The navigation was never a commercial success as a result of the decline of trade and competition of the railways in the late 19th century.  However, the navigation did expand the local economy by making it easier, earlier in its life, to transport agricultural and manufactured goods from inland County Meath to the markets.  In particular it enabled a number of new grain and textile mills to be built along the river.  These were powered by the River Boyne and utilised the navigation to transport goods to the markets.

The total cost to build the navigation was £190,000 of which £30,000 was the extent of private contributions, the remainder being public funds.  In the financial year ending in April 1844 income for the navigation was £734 while expenses were £460.

Ramparts Walk

The Ramparts walk extends from Navan to the 19th century Broadboyne Bridge (also known as Stackallen Bridge) at Stackallen and utilises the towpath alongside the navigation.  This is one of the most beautiful riverside walks in the country and enables the walker to experience the beauty of the Boyne Valley and its wildlife and historic surrounds.  Of particular historical  interest on the first section from Navan are the ruins of Black Castle House, Dunmoe Castle, Ardmulchan Church and the remains of the canal locks at Rowley’s Lock and Taaffe’s Lock.  Also visible at Ardmulchan is the fine mock tudor early 20th century Ardmulchan Castle.

Blackcastle House

Black Castle House is located on the north bank of the river just downstream from Navan.  The first house on this site was build around 1760 by the Fitzherberts.  John Fitzherbert was involved in the Canal Company and extended the original house in 1791.  His son replaced this with a much larger house in 1826.  In 1940 the house was requisitioned by the army for use as a base during the Emergency.  The house was sold a number of times before being destroyed by fire in 1987 and left as a gaunt ruin on the bank of the Boyne.

Athlumney Mill

Athlumney Mill was built as a yarn mill in 1806 by John Blundell, a Lancashire man.  The site was selected to avail of water power of the Boyne to power the mill and to utilise the adjoining canal for transport of its yarn to market.  The business was blighted by lawsuits over use of the Boyne waters as a power source.  After the death of Blundell and his administrator in 1811 the mill was leased to various operators and was successful during the mid 19th century, employing several hundred men in the 1850’s.  The mill diversified into flour milling and saw milling for the furniture and vehicle trades.  The mill was closed in 1919 due to local political activity and changed ownership.  The mill was run successfully until 1933 when the whole building was gutted by fire.  In 1974 the remaining walls were demolished to form the ramp now forming part of the ramparts walk.

Babes Bridge

Just past Rowley’s Lock on the Ramparts are the remains of Babes Bridge.  This bridge dates to the reign of King John at the beginning of the 12th century and is mentioned in the Annals of the Four Masters.  It originally had eleven arches and was the only bridge to survive a great flood in 1330, which washed away all the other Boyne bridges from Trim to Drogheda.  It linked the monastery at Donaghmore to Farganstown on the south side of the river. Only one arch survives today and this was restored and under pinned by the Office of Public works in 1988.

Dunmoe Castle

Dunmoe Castle is one of the iconic relics of the past in the Boyne Valley.  It dominates the view and provides a particularly fine backdrop to the famous view of the valley from Ardmulchan Church.  The castle was built in the 15th century and was the home of the D’Arcy family.  The castle was square in plan with four round turrets, one at each corner.  The castle had been taken by Irish forces in the 1641 rebellion and was subject to an assault by Cromwell from the south side of the river in 1649 and was badly damaged.  Under the reign of James 1 the castle was adapted as a fortified house.  The storey goes that in 1690 D’Arcy played his cards well by entertaining King James before the battle of the Boyne and King William after it.  The castle was destroyed by fire in 1799 and essentially all that survives today.

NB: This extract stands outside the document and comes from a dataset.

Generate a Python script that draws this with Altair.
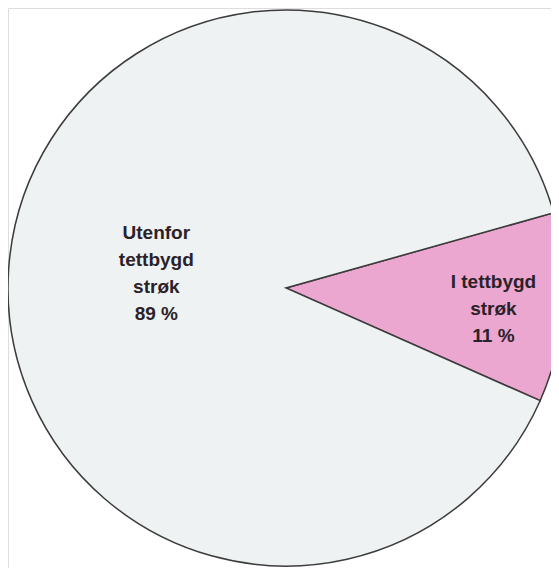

Ardmulchan House was constructed on the site of the original Taffe castle and occupies a dramatic site above the Boyne affording lovely views in all directions.  The present house was built by Fitzroy Fletcher, a Scottish tycoon from Angus, as a hunting seat in response to his wife’s love of hunting.  Work started on the house in 1900 and was completed in 1904. Fletcher died in 1902 so he never saw his work completed.  Fletchers continued to reside there until the 1930s and it remained in their ownership until 1956.  The house was designed in Tudor manorial style by Sidney Mitchell, an Edinburgh based architect, and was built of materials sourced mainly in Scotland and by Scottish labour.  Ardmulchan was built to a very high standard and was well equipped for modern living, having central heating and an electricity generator.  The house remains as a comfortable family home.

Ardmulchan Church

The ruins of the medieval church and monastic site at Ardmulchan occupy an elevated prominent site overlooking the Boyne and the navigation.  This provides one of the finest and iconic views of the Boyne Valley and a popular spot for artists and photographers.  The finest view is towards Dunmoe Castle.  The church dates from the 13th century and is surrounded by its related graveyard.  There are also Neolithic remains in the area indicating that Ardmulchan was the seat of an ancient civilisation.